— BEGIN —
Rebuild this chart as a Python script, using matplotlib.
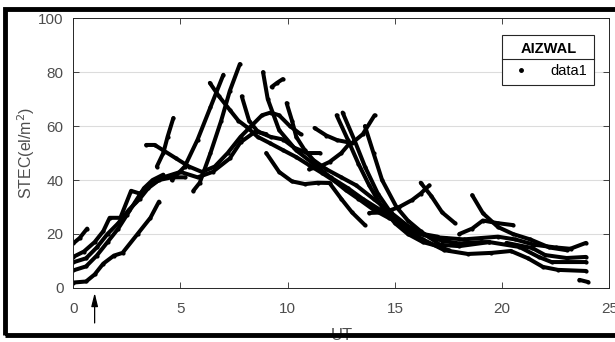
— END —
— BEGIN —
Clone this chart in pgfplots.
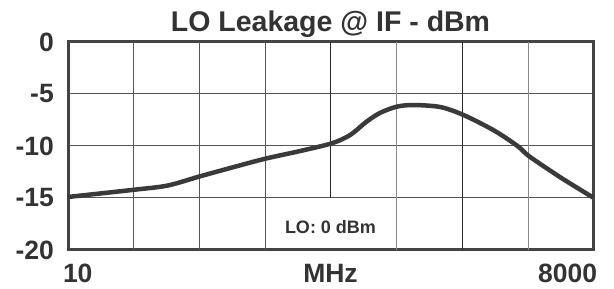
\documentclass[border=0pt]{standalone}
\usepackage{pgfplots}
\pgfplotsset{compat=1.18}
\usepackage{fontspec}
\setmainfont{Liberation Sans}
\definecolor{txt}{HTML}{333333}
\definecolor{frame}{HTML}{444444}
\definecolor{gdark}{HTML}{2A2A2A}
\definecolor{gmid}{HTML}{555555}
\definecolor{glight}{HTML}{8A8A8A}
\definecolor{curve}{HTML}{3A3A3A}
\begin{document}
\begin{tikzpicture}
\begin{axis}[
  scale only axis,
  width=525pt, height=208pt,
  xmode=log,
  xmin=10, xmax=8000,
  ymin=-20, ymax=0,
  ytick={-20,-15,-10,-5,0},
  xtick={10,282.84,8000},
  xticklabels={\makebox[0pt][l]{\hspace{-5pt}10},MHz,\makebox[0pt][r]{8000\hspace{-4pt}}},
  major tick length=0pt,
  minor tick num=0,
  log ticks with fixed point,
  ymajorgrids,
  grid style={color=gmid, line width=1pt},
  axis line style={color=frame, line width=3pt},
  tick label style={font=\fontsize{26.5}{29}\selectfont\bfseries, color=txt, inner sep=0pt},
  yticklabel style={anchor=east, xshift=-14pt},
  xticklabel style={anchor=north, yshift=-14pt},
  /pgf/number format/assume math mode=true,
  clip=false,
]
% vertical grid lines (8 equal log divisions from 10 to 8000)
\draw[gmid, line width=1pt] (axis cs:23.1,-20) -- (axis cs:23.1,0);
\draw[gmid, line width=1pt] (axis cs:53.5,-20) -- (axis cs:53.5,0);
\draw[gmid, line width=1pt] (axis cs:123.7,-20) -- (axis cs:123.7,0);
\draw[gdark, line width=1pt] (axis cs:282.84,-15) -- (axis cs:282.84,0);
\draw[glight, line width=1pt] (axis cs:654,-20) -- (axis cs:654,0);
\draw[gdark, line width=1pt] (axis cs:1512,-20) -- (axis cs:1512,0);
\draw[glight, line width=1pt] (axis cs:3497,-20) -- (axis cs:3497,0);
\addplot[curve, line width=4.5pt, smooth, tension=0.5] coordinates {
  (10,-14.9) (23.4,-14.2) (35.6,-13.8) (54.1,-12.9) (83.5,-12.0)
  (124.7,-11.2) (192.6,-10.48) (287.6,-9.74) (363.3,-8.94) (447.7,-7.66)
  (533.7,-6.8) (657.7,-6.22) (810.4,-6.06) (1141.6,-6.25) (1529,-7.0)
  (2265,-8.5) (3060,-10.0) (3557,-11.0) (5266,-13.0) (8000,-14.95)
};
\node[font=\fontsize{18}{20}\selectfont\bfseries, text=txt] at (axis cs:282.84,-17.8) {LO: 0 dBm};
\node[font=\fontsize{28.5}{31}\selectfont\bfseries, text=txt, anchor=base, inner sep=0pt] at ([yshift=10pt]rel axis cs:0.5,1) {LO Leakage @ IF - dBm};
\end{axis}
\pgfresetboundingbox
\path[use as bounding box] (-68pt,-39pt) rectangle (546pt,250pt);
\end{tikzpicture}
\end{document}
— END —
— BEGIN —
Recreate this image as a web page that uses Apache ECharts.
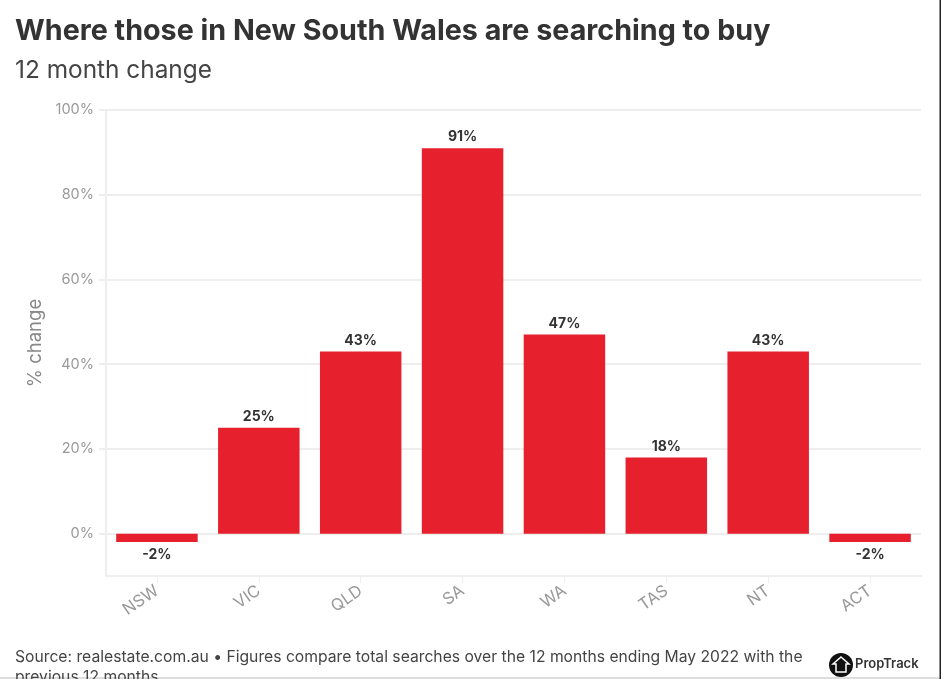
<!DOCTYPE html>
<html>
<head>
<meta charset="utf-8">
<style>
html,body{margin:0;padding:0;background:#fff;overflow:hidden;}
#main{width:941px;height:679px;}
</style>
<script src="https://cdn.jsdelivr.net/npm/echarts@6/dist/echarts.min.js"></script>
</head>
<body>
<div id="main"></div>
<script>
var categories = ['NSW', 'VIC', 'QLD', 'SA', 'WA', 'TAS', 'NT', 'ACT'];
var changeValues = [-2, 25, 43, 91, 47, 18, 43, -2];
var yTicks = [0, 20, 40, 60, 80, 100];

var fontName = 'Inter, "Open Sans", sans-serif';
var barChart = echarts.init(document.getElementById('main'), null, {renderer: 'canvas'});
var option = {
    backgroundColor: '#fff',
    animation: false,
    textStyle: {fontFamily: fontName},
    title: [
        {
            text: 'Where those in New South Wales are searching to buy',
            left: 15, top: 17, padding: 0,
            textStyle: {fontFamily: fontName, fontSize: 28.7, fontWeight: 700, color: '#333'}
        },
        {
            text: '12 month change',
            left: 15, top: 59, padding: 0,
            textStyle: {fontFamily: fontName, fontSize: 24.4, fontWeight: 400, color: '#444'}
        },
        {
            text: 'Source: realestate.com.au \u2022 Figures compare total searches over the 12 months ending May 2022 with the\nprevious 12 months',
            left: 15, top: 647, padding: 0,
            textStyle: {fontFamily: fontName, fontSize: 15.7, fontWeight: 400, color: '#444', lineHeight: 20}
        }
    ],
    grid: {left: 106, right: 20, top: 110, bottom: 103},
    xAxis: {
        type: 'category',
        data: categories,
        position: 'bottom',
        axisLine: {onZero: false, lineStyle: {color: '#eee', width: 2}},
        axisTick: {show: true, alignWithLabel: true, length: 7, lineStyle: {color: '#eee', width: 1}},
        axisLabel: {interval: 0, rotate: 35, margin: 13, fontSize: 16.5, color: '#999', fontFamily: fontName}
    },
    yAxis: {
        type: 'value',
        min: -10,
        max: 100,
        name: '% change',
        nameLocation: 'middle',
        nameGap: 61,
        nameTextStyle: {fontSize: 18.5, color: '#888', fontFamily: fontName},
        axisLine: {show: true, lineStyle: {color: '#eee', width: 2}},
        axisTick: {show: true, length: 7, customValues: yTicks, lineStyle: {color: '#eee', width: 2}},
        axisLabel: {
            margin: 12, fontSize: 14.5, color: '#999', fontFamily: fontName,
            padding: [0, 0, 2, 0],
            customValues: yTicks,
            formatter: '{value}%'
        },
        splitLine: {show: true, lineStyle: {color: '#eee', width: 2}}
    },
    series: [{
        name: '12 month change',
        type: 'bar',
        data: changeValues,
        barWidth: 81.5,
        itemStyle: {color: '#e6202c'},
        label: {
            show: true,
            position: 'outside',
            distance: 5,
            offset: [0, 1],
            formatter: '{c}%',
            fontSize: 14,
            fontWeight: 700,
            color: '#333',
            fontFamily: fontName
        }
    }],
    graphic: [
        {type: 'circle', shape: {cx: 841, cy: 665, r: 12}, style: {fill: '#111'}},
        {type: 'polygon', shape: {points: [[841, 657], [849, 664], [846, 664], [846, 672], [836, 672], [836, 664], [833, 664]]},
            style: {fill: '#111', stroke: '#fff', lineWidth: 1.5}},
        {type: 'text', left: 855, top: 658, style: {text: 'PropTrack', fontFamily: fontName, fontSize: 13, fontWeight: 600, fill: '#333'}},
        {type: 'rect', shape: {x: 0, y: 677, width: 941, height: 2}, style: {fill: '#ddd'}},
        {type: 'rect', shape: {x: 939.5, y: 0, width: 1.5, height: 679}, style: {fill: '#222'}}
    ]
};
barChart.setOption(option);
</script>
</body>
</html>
— END —
» Prompt: Work through the records above line by line and count those that hold the string "this". Give only the result.

» Problem solution: 3